The UK Advertising Standards Authority has upheld a complaint against three BT broadband ads lodged by supposed broadband buddy Virgin Media.

The ads were broadcast back in April, so it’s not clear what took the ASA so long to look into the matter, concluding somewhat redundantly that BT isn’t allowed to show those ads again. Since BT is already in the middle of a massive new advertising campaign this would appear to be a token sanction but at least it might set some kind of precedent, maybe.

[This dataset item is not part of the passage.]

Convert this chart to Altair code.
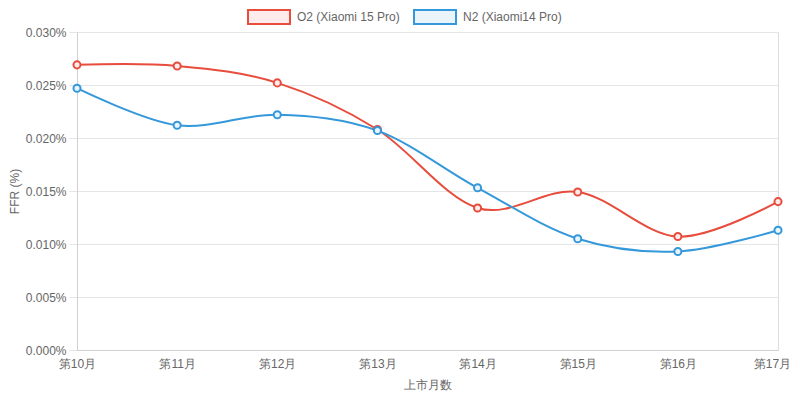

The complaint itself was quite technical. In essence BT made some ads claiming its entry-level fibre speeds (52 Mbps) are faster than those of major competitors, and illustrated this visually via speedometer graphics that compared BT with Sky Fibre, which starts at 38 Mbps. Virgin Media’s problem was that it thought this created the impression BT was referring to the broader market rather than just one player.

“The ads must not appear again in the form complained about,” concluded the ASA investigation. “We told British Telecommunications plc to ensure that future ads made clear the basis of the comparison ‘fastest fibre speeds as standard’.”

Meanwhile BT was last seen cornering Virgin in a bar, saying “Dude, not cool. I thought we were, like, bros and then you totally landed me in the sh*t for, like, no reason at all. I mean what’s the point in laying down all those good vibes about Openreach if you’re gonna just, like, bring me down the first chance you get? You cut me deep bro, you cut me deep.”

Just to show there are no hard feelings BT then went off and commissioned a piece of research from Analysis Mason with the apparent aim of demonstrating to Ofcom that a third UK fibre infrastructure player apart from BT and Virgin is a non-starter, according to the FT.

Ofcom demanded BT open up its ducts and poles to anyone else who fancied a go at creating a fibre network earlier this year, so this is BT saying ‘that’s all well and good but where’s the business case?’ Ofcom wants more competition but BT is saying the numbers don’t add up.

Ofcom seems unmoved by the report, with a spokesperson stating “We know from discussions with major operators that there is significant interest in laying fibre using BT’s network. Progress is happening each week, and smaller operators are building fibre networks in cities across the UK. The future is fibre, and we expect BT to play its part in making that happen.”

In other words, nice try BT now get back in your box.